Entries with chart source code
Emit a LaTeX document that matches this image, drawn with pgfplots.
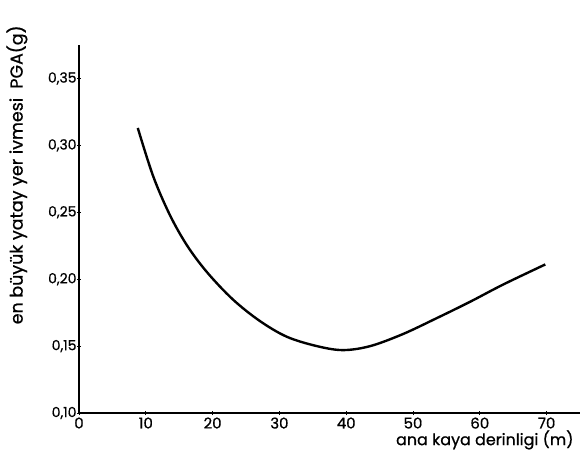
\documentclass[border=0pt]{standalone}
\usepackage{pgfplots}
\pgfplotsset{compat=1.18}
\usepackage{fontspec}
\setmainfont{Poppins}[FakeBold=0.8]
\begin{document}
\begin{tikzpicture}
\path[use as bounding box] (0,0) rectangle (580bp,467bp);
\begin{axis}[
  at={(79bp,54bp)}, anchor=south west,
  scale only axis, width=501bp, height=368bp,
  xmin=0, xmax=75, ymin=0.10, ymax=0.375,
  axis lines=left, axis line style={-, line width=1.6pt, black},
  xtick={0,10,20,30,40,50,60,70},
  ytick={0.10,0.15,0.20,0.25,0.30,0.35},
  yticklabels={{0,10},{0,15},{0,20},{0,25},{0,30},{0,35}},
  tick align=center, major tick length=4bp,
  tick style={black, line width=0.9pt},
  xticklabel style={font=\fontsize{15}{17}\selectfont, yshift=1bp},
  yticklabel style={font=\fontsize{14}{16}\selectfont, xshift=3bp},
  /pgf/number format/assume math mode=true,
  xlabel={ana kaya derinligi (m)},
  xlabel style={at={(axis description cs:0.81,-0.073)}, anchor=center, font=\fontsize{16}{18}\selectfont},
  ylabel={en büyük yatay yer ivmesi\ \ PGA(g)},
  ylabel style={at={(axis description cs:-0.124,0.647)}, anchor=center, rotate=0, font=\fontsize{17.5}{19}\selectfont},
  clip=false,
]
\addplot[black, line width=2.4pt, smooth, tension=0.55] coordinates {
(8.8,0.313) (11.1,0.277) (13.6,0.248) (16.2,0.225) (19.2,0.205) (23.0,0.185)
(27.0,0.169) (31.1,0.157) (35.6,0.150) (39.5,0.147) (43.6,0.150) (48.5,0.159)
(53.6,0.171) (58.5,0.183) (63.5,0.196) (69.8,0.211)
};
\end{axis}
\end{tikzpicture}
\end{document}
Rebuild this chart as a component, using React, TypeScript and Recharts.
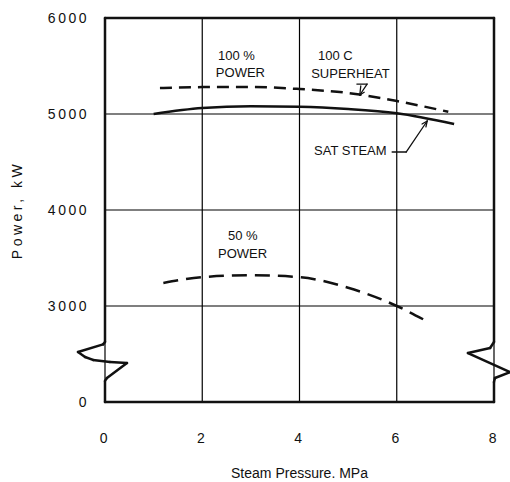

◆ THE EXERCISE: Every entry above is to be set down exactly; the pictures are to be left out.

◆ ANSWER TO THE EXERCISE:
Emit a LaTeX document that matches this image, drawn with pgfplots.
\documentclass[border=0pt]{standalone}
\usepackage{pgfplots}
\pgfplotsset{compat=1.18}
\usepackage{fontspec}
\setmainfont{Poppins}[FakeBold=0.8]
\begin{document}
\begin{tikzpicture}
\path[use as bounding box] (0,0) rectangle (580bp,467bp);
\begin{axis}[
  at={(79bp,54bp)}, anchor=south west,
  scale only axis, width=501bp, height=368bp,
  xmin=0, xmax=75, ymin=0.10, ymax=0.375,
  axis lines=left, axis line style={-, line width=1.6pt, black},
  xtick={0,10,20,30,40,50,60,70},
  ytick={0.10,0.15,0.20,0.25,0.30,0.35},
  yticklabels={{0,10},{0,15},{0,20},{0,25},{0,30},{0,35}},
  tick align=center, major tick length=4bp,
  tick style={black, line width=0.9pt},
  xticklabel style={font=\fontsize{15}{17}\selectfont, yshift=1bp},
  yticklabel style={font=\fontsize{14}{16}\selectfont, xshift=3bp},
  /pgf/number format/assume math mode=true,
  xlabel={ana kaya derinligi (m)},
  xlabel style={at={(axis description cs:0.81,-0.073)}, anchor=center, font=\fontsize{16}{18}\selectfont},
  ylabel={en büyük yatay yer ivmesi\ \ PGA(g)},
  ylabel style={at={(axis description cs:-0.124,0.647)}, anchor=center, rotate=0, font=\fontsize{17.5}{19}\selectfont},
  clip=false,
]
\addplot[black, line width=2.4pt, smooth, tension=0.55] coordinates {
(8.8,0.313) (11.1,0.277) (13.6,0.248) (16.2,0.225) (19.2,0.205) (23.0,0.185)
(27.0,0.169) (31.1,0.157) (35.6,0.150) (39.5,0.147) (43.6,0.150) (48.5,0.159)
(53.6,0.171) (58.5,0.183) (63.5,0.196) (69.8,0.211)
};
\end{axis}
\end{tikzpicture}
\end{document}
Rebuild this chart as a component, using React, TypeScript and Recharts.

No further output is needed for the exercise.